Il testo illustra casi esemplari di donne cristiane soprattutto in Punjab e di donne indù in Sindh. Si tratta di ragazze tra i 12 e i 25 anni, di famiglie povere e classi sociali basse. Le denunce delle famiglie spesso si arenano di fronte al muro costituito dalle forze dell’ordine o alle minacce dei familiari dei rapitori. Nei pochi casi che arrivano in tribunale, la ragazze, intimidite e abusate, affermano di essersi convertite e sposate liberamente e il caso si chiude. “Sotto la custodia del rapitore, la ragazza può subire violenza sessuale, prostituzione forzata, percosse e abusi domestici, se non traffico di esseri umani” nota il testo.

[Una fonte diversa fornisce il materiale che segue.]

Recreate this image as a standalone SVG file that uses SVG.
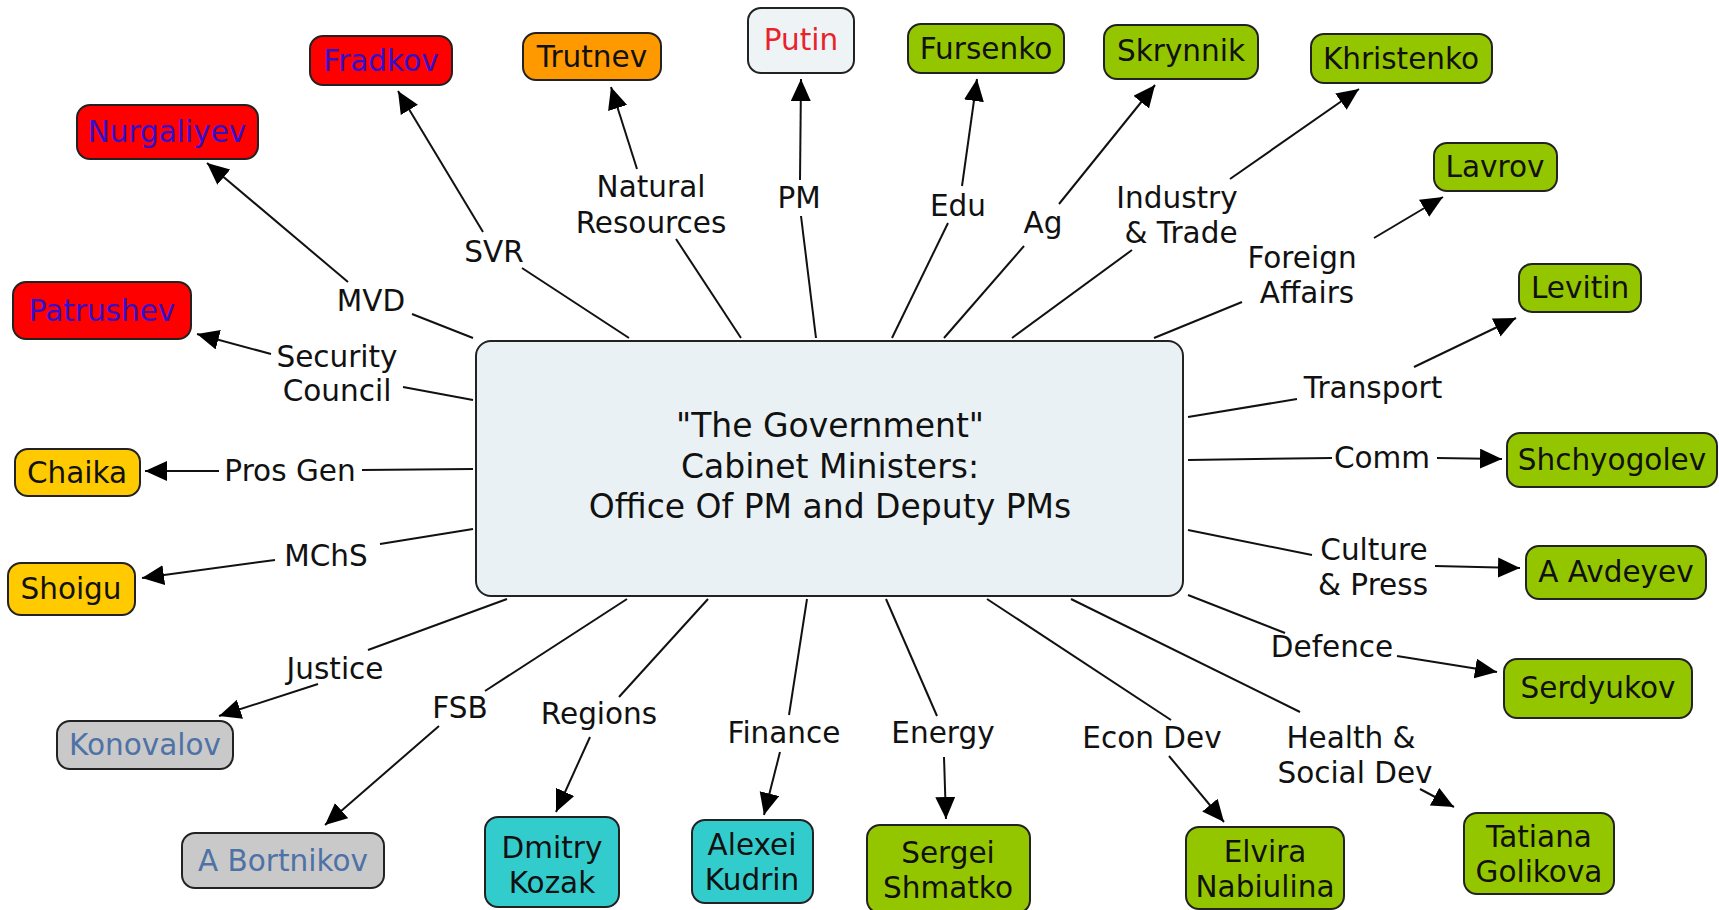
<svg xmlns="http://www.w3.org/2000/svg" width="1719" height="910" viewBox="0 0 1719 910">
<style>
text{font-family:"DejaVu Sans","Liberation Sans",sans-serif;font-size:29.5px;text-anchor:middle;fill:#111}
.n{stroke:#222;stroke-width:2}
.red{fill:#FF0000}.rt{fill:#3311CC}
.org{fill:#FF9900}
.grn{fill:#94C600}
.yel{fill:#FFCA00}
.gry{fill:#C9C9C9}.gt{fill:#4F72A6}
.teal{fill:#33CCCC}
.c line{stroke:#111;stroke-width:2}
.c line.a{marker-end:url(#ah)}
.main{font-size:33px}
</style>
<defs>
<marker id="ah" markerUnits="userSpaceOnUse" markerWidth="24" markerHeight="22" refX="22" refY="10" orient="auto"><path d="M0,0 L22,10 L0,20 z" fill="#000"/></marker>
</defs>
<rect width="1719" height="910" fill="#fff"/>

<g class="c" id="connectors">
<!-- MVD -->
<line x1="473" y1="338" x2="412" y2="314"/><line class="a" x1="348" y1="282" x2="207" y2="163"/><text x="371" y="311">MVD</text>
<!-- SVR -->
<line x1="629" y1="338" x2="522" y2="268"/><line class="a" x1="483" y1="232" x2="398" y2="91"/><text x="494" y="262">SVR</text>
<!-- Natural Resources -->
<line x1="741" y1="338" x2="676" y2="239"/><line class="a" x1="637" y1="169" x2="611" y2="87"/><text x="651" y="197">Natural</text><text x="651" y="233">Resources</text>
<!-- PM -->
<line x1="816" y1="338" x2="801" y2="216"/><line class="a" x1="800" y1="180" x2="801" y2="79"/><text x="799" y="208">PM</text>
<!-- Edu -->
<line x1="892" y1="338" x2="948" y2="223"/><line class="a" x1="962" y1="186" x2="977" y2="79"/><text x="958" y="216">Edu</text>
<!-- Ag -->
<line x1="944" y1="338" x2="1024" y2="246"/><line class="a" x1="1059" y1="204" x2="1155" y2="85"/><text x="1043" y="233">Ag</text>
<!-- Industry & Trade -->
<line x1="1012" y1="338" x2="1132" y2="250"/><line class="a" x1="1230" y1="179" x2="1359" y2="89"/><text x="1177" y="208">Industry</text><text x="1181" y="243">&amp; Trade</text>
<!-- Foreign Affairs -->
<line x1="1154" y1="338" x2="1242" y2="302"/><line class="a" x1="1374" y1="238" x2="1443" y2="197"/><text x="1302" y="268">Foreign</text><text x="1307" y="303">Affairs</text>
<!-- Transport -->
<line x1="1188" y1="417" x2="1297" y2="399"/><line class="a" x1="1414" y1="367" x2="1516" y2="318"/><text x="1373" y="398">Transport</text>
<!-- Comm -->
<line x1="1188" y1="460" x2="1332" y2="458"/><line class="a" x1="1437" y1="458" x2="1502" y2="459"/><text x="1382" y="468">Comm</text>
<!-- Culture & Press -->
<line x1="1188" y1="530" x2="1312" y2="555"/><line class="a" x1="1435" y1="566" x2="1520" y2="568"/><text x="1374" y="560">Culture</text><text x="1373" y="595">&amp; Press</text>
<!-- Defence -->
<line x1="1188" y1="595" x2="1285" y2="633"/><line class="a" x1="1397" y1="656" x2="1497" y2="672"/><text x="1332" y="657">Defence</text>
<!-- Health & Social Dev -->
<line x1="1071" y1="599" x2="1300" y2="712"/><line class="a" x1="1420" y1="789" x2="1454" y2="807"/><text x="1351" y="748">Health &amp;</text><text x="1355" y="783">Social Dev</text>
<!-- Econ Dev -->
<line x1="987" y1="599" x2="1171" y2="720"/><line class="a" x1="1169" y1="756" x2="1224" y2="822"/><text x="1152" y="748">Econ Dev</text>
<!-- Energy -->
<line x1="886" y1="599" x2="937" y2="716"/><line class="a" x1="944" y1="757" x2="946" y2="819"/><text x="943" y="743">Energy</text>
<!-- Finance -->
<line x1="807" y1="599" x2="789" y2="715"/><line class="a" x1="780" y1="752" x2="764" y2="815"/><text x="784" y="743">Finance</text>
<!-- Regions -->
<line x1="708" y1="599" x2="619" y2="697"/><line class="a" x1="590" y1="737" x2="556" y2="812"/><text x="599" y="724">Regions</text>
<!-- FSB -->
<line x1="627" y1="599" x2="485" y2="691"/><line class="a" x1="439" y1="726" x2="325" y2="825"/><text x="460" y="718">FSB</text>
<!-- Justice -->
<line x1="507" y1="599" x2="368" y2="650"/><line class="a" x1="318" y1="684" x2="219" y2="716"/><text x="335" y="679">Justice</text>
<!-- MChS -->
<line x1="473" y1="529" x2="380" y2="544"/><line class="a" x1="275" y1="560" x2="142" y2="578"/><text x="326" y="566">MChS</text>
<!-- Pros Gen -->
<line x1="473" y1="469" x2="362" y2="470"/><line class="a" x1="219" y1="471" x2="145" y2="471"/><text x="290" y="481">Pros Gen</text>
<!-- Security Council -->
<line x1="473" y1="400" x2="403" y2="387"/><line class="a" x1="271" y1="354" x2="197" y2="334"/><text x="337" y="367">Security</text><text x="337" y="401">Council</text>
</g>

<g id="center"><rect class="n" x="476" y="341" width="707" height="255" rx="15" fill="#EAF1F4"/>
<text class="main" x="830" y="437">"The Government"</text><text class="main" x="830" y="478">Cabinet Ministers:</text><text class="main" x="830" y="518">Office Of PM and Deputy PMs</text></g>

<g id="nurgaliyev"><rect class="n red" x="77" y="105" width="181" height="54" rx="13"/><text class="rt" x="167" y="142">Nurgaliyev</text></g>
<g id="fradkov"><rect class="n red" x="310" y="36" width="142" height="49" rx="13"/><text class="rt" x="381" y="71">Fradkov</text></g>
<g id="trutnev"><rect class="n org" x="523" y="33" width="138" height="47" rx="13"/><text x="592" y="67">Trutnev</text></g>
<g id="putin"><rect class="n" x="748" y="8" width="106" height="65" rx="13" fill="#EEF3F6"/><text x="801" y="50" style="fill:#E8232A">Putin</text></g>
<g id="fursenko"><rect class="n grn" x="908" y="24" width="156" height="49" rx="13"/><text x="986" y="59">Fursenko</text></g>
<g id="skrynnik"><rect class="n grn" x="1104" y="25" width="154" height="54" rx="13"/><text x="1181" y="61">Skrynnik</text></g>
<g id="khristenko"><rect class="n grn" x="1311" y="34" width="181" height="49" rx="13"/><text x="1401" y="69">Khristenko</text></g>
<g id="lavrov"><rect class="n grn" x="1434" y="143" width="123" height="48" rx="13"/><text x="1495" y="177">Lavrov</text></g>
<g id="levitin"><rect class="n grn" x="1519" y="264" width="122" height="48" rx="13"/><text x="1580" y="298">Levitin</text></g>
<g id="shchyogolev"><rect class="n grn" x="1507" y="433" width="210" height="54" rx="13"/><text x="1612" y="470">Shchyogolev</text></g>
<g id="avdeyev"><rect class="n grn" x="1526" y="546" width="180" height="53" rx="13"/><text x="1616" y="582">A Avdeyev</text></g>
<g id="serdyukov"><rect class="n grn" x="1504" y="659" width="188" height="59" rx="13"/><text x="1598" y="698">Serdyukov</text></g>
<g id="golikova"><rect class="n grn" x="1464" y="813" width="150" height="81" rx="13"/><text x="1539" y="847">Tatiana</text><text x="1539" y="882">Golikova</text></g>
<g id="nabiulina"><rect class="n grn" x="1186" y="827" width="158" height="82" rx="13"/><text x="1265" y="862">Elvira</text><text x="1265" y="897">Nabiulina</text></g>
<g id="shmatko"><rect class="n grn" x="867" y="825" width="163" height="88" rx="13"/><text x="948" y="863">Sergei</text><text x="948" y="898">Shmatko</text></g>
<g id="kudrin"><rect class="n teal" x="692" y="820" width="121" height="83" rx="13"/><text x="752" y="855">Alexei</text><text x="752" y="890">Kudrin</text></g>
<g id="kozak"><rect class="n teal" x="485" y="817" width="134" height="90" rx="13"/><text x="552" y="858">Dmitry</text><text x="552" y="893">Kozak</text></g>
<g id="bortnikov"><rect class="n gry" x="182" y="833" width="202" height="55" rx="13"/><text class="gt" x="283" y="871">A Bortnikov</text></g>
<g id="konovalov"><rect class="n gry" x="57" y="721" width="176" height="48" rx="13"/><text class="gt" x="145" y="755">Konovalov</text></g>
<g id="shoigu"><rect class="n yel" x="8" y="563" width="127" height="52" rx="13"/><text x="71" y="599">Shoigu</text></g>
<g id="chaika"><rect class="n yel" x="15" y="449" width="125" height="47" rx="13"/><text x="77" y="483">Chaika</text></g>
<g id="patrushev"><rect class="n red" x="13" y="282" width="178" height="57" rx="13"/><text class="rt" x="102" y="321">Patrushev</text></g>
</svg>
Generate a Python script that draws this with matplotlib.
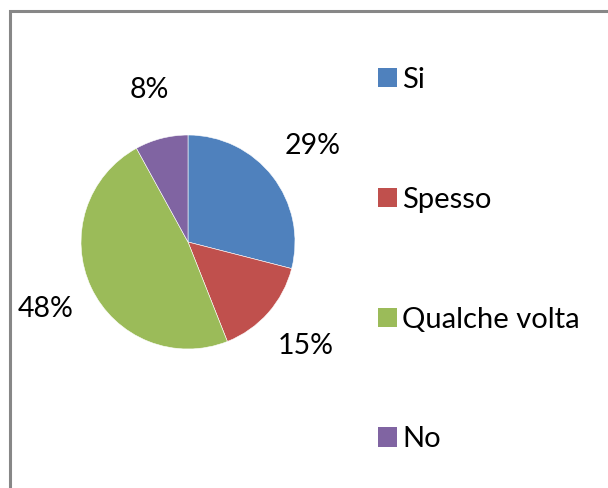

Il Rapporto descrive il contesto storico e sociale del problema e riporta l’appello della comunità cristiana in Pakistan, che lamenta “le inesistenti garanzie giuridiche, politiche e procedurali per la tutela dei diritti umani delle minoranze religiose” .

Padre James Channan, domenicano, direttore del “Peace Center” a Lahore, commenta a Fides: “Il fenomeno è accertato. E’ davvero molto allarmante e preoccupante per cristiani e indù, che si sentono molto insicuri e vulnerabili. Abbiamo trattato direttamente diversi casi di matrimoni forzati: le giovani appartengono alle classe sociali meno abbienti e spesso i ricchi proprietari terrieri musulmani ne approfittano per tali abusi. In Pakistan mi sembra che cristiani e indù subiscano una discriminazione sociale, religiosa e politica che sta peggiorando”.